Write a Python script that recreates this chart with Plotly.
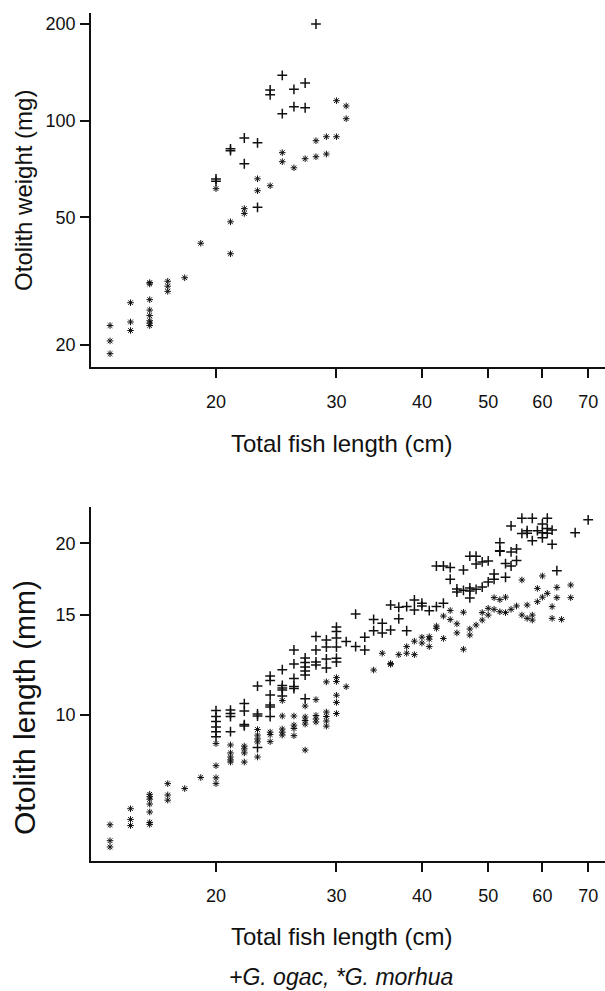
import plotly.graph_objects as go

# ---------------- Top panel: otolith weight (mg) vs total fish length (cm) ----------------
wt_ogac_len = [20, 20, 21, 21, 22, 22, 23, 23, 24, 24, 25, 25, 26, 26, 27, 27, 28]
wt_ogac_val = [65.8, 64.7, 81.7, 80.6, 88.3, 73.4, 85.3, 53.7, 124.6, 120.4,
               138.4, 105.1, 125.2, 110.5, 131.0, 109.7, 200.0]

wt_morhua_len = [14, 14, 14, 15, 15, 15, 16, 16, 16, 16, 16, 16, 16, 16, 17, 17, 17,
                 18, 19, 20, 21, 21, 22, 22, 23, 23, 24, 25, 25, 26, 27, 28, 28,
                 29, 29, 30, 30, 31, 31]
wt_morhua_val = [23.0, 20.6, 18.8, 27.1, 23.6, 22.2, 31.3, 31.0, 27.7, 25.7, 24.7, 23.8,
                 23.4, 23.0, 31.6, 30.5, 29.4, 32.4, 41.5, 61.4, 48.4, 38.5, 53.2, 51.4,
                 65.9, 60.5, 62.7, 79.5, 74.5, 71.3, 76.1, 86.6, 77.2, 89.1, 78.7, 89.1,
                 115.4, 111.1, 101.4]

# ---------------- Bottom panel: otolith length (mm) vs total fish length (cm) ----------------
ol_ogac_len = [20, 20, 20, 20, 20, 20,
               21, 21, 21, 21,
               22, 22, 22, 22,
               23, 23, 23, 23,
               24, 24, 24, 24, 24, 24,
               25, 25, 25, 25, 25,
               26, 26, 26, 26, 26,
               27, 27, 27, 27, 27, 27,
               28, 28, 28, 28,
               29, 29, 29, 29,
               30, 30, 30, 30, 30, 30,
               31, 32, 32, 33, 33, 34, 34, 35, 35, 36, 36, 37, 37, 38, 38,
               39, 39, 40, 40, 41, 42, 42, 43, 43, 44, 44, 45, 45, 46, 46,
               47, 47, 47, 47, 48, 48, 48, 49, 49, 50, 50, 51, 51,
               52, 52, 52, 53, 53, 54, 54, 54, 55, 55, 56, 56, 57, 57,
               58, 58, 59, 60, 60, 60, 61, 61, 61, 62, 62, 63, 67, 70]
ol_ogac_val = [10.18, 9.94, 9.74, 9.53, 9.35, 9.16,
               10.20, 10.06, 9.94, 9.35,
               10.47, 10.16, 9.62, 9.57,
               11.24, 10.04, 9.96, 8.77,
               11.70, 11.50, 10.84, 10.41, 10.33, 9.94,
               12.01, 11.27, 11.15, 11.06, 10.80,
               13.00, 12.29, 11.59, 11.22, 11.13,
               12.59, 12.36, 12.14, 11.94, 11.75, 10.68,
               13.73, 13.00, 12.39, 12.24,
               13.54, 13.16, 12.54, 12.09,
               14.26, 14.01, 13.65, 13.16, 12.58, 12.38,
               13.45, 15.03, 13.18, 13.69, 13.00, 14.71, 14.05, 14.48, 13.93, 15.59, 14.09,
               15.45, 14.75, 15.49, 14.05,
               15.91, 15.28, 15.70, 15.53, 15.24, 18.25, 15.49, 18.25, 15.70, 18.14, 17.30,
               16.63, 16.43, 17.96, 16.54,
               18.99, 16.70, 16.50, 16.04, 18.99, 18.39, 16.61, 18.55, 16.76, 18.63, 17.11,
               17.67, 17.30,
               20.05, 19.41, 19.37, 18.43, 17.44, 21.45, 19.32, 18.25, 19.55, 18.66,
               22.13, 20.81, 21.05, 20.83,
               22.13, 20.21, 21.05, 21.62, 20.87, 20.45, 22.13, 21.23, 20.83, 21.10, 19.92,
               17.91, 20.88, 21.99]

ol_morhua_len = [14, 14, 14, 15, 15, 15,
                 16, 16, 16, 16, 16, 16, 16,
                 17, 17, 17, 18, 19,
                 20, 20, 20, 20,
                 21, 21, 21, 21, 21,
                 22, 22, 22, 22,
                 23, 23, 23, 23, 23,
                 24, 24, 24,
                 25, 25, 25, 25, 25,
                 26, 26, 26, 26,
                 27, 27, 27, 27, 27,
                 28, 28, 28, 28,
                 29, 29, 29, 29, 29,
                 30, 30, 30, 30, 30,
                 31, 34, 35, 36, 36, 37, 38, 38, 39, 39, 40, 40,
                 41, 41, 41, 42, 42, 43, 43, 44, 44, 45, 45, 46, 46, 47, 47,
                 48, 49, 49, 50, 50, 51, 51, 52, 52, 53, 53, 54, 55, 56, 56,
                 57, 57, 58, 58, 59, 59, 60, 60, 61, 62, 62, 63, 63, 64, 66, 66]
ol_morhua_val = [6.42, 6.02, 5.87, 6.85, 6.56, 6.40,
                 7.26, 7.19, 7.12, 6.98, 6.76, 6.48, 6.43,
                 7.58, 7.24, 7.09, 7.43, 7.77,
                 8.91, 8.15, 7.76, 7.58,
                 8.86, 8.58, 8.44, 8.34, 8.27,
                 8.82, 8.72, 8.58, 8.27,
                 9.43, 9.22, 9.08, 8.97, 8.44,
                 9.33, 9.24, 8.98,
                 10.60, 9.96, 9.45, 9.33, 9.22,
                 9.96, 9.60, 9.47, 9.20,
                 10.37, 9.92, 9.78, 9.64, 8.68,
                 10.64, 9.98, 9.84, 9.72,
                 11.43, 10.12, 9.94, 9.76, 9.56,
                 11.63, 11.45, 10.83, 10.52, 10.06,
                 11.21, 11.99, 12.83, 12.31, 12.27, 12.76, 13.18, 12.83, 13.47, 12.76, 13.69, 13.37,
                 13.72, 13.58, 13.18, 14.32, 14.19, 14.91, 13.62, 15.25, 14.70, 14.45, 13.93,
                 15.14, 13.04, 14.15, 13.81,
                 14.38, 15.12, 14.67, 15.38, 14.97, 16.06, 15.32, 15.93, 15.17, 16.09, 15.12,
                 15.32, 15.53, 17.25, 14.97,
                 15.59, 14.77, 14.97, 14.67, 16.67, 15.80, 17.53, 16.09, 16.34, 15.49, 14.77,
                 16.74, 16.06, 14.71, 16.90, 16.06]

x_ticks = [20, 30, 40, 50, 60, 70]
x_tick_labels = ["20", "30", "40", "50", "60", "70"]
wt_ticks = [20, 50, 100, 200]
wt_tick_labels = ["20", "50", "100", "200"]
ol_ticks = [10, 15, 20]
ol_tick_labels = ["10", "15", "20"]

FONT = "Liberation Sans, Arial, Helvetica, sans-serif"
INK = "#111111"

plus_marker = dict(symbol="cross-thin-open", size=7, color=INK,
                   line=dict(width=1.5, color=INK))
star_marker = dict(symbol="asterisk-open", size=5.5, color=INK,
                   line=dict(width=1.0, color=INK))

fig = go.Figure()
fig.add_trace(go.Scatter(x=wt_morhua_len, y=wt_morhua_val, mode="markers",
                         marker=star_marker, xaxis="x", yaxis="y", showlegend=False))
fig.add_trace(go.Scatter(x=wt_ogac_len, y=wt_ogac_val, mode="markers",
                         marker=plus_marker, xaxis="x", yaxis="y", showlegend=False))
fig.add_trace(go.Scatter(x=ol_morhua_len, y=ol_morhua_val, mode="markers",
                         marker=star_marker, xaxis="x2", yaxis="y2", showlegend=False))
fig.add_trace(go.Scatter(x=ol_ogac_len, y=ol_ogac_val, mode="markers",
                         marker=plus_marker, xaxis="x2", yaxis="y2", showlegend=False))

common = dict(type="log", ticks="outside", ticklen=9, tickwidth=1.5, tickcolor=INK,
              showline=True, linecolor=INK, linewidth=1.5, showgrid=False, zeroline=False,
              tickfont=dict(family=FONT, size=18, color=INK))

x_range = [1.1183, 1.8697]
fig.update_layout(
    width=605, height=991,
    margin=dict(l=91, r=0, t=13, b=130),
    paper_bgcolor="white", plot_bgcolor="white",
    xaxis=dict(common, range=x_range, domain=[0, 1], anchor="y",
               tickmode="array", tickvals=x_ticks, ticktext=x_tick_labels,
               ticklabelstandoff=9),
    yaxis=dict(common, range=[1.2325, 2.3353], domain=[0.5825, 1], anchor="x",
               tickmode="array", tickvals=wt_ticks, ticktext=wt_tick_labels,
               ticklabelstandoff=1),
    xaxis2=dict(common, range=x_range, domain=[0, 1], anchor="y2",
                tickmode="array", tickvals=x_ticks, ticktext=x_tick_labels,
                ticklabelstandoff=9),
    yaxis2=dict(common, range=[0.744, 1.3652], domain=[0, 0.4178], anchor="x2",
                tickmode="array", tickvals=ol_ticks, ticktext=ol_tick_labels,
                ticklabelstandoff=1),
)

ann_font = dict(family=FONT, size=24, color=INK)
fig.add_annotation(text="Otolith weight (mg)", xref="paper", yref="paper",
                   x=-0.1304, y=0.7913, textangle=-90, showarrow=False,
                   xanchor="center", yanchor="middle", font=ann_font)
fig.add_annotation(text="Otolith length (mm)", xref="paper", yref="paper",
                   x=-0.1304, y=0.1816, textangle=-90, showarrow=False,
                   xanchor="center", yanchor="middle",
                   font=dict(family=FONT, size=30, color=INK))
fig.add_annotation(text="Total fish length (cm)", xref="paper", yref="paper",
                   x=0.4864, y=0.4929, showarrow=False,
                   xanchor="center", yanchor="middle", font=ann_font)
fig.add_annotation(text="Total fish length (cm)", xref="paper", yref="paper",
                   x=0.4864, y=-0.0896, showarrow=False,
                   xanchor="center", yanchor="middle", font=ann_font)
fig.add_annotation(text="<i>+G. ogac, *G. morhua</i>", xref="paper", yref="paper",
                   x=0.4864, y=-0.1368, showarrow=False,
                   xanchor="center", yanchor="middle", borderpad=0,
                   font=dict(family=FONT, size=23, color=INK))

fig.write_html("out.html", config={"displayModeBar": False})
----
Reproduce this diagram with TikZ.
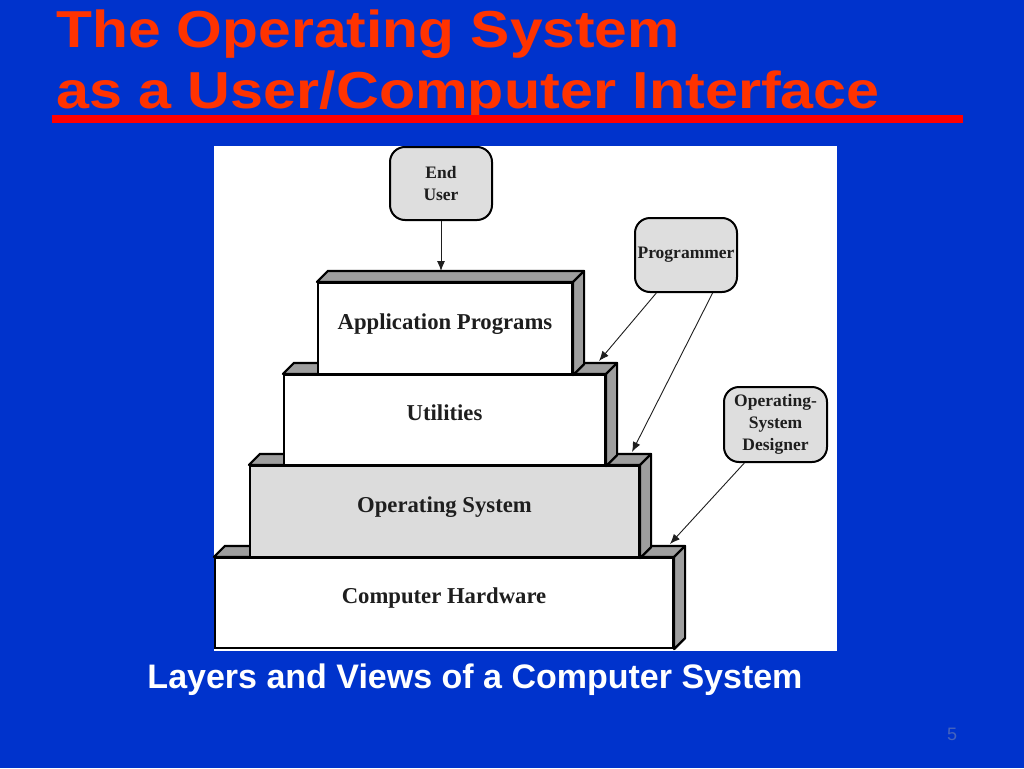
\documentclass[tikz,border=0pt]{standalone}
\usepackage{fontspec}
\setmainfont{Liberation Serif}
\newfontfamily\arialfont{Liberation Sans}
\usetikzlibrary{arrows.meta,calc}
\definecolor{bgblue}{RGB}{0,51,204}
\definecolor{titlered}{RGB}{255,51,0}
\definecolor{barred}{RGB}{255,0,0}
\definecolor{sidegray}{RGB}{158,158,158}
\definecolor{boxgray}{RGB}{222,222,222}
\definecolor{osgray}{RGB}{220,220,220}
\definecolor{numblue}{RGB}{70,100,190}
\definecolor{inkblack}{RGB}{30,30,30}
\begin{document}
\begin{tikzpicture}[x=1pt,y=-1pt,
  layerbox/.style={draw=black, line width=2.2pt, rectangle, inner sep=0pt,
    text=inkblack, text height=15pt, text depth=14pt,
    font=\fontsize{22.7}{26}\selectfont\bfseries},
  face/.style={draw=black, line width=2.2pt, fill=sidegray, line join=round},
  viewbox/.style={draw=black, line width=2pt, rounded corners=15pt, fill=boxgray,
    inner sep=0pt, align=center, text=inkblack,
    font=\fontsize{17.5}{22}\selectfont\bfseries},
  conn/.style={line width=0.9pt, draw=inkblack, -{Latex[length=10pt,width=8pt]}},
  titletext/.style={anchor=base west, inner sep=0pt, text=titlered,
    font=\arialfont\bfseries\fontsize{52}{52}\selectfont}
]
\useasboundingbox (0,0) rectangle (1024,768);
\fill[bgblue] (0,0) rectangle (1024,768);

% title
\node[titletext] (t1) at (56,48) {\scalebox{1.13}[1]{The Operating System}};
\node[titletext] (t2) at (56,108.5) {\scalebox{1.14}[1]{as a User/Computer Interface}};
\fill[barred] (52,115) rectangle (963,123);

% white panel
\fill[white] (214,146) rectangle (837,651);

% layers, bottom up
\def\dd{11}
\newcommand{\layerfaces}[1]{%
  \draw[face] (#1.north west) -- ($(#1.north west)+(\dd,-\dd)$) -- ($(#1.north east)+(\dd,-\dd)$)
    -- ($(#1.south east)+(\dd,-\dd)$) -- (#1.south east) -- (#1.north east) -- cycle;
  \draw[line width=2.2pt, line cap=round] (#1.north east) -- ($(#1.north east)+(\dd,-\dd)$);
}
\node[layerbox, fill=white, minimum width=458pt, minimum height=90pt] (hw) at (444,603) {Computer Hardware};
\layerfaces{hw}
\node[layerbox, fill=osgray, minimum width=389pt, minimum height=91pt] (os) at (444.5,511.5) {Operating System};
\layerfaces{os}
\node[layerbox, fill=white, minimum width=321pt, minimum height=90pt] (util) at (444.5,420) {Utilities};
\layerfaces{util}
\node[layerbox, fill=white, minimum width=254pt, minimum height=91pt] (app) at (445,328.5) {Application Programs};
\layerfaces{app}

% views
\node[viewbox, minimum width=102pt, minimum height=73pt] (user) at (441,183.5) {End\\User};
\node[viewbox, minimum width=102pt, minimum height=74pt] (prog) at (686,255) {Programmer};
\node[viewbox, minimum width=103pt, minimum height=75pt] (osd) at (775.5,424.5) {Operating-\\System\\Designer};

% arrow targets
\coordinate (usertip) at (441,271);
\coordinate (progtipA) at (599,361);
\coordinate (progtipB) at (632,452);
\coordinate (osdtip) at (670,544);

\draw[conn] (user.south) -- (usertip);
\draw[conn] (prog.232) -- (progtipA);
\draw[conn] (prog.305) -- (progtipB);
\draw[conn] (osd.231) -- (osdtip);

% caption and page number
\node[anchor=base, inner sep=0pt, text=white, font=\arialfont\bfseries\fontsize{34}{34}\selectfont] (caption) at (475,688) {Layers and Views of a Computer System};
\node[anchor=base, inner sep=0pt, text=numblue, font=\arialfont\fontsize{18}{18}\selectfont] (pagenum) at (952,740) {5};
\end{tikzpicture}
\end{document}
----
Give again the lines from "Write a Python" to "115.4, 111.1, 101.4]" exactly, both of those lines included, and do not include any pictures.

Write a Python script that recreates this chart with Plotly.
import plotly.graph_objects as go

# ---------------- Top panel: otolith weight (mg) vs total fish length (cm) ----------------
wt_ogac_len = [20, 20, 21, 21, 22, 22, 23, 23, 24, 24, 25, 25, 26, 26, 27, 27, 28]
wt_ogac_val = [65.8, 64.7, 81.7, 80.6, 88.3, 73.4, 85.3, 53.7, 124.6, 120.4,
               138.4, 105.1, 125.2, 110.5, 131.0, 109.7, 200.0]

wt_morhua_len = [14, 14, 14, 15, 15, 15, 16, 16, 16, 16, 16, 16, 16, 16, 17, 17, 17,
                 18, 19, 20, 21, 21, 22, 22, 23, 23, 24, 25, 25, 26, 27, 28, 28,
                 29, 29, 30, 30, 31, 31]
wt_morhua_val = [23.0, 20.6, 18.8, 27.1, 23.6, 22.2, 31.3, 31.0, 27.7, 25.7, 24.7, 23.8,
                 23.4, 23.0, 31.6, 30.5, 29.4, 32.4, 41.5, 61.4, 48.4, 38.5, 53.2, 51.4,
                 65.9, 60.5, 62.7, 79.5, 74.5, 71.3, 76.1, 86.6, 77.2, 89.1, 78.7, 89.1,
                 115.4, 111.1, 101.4]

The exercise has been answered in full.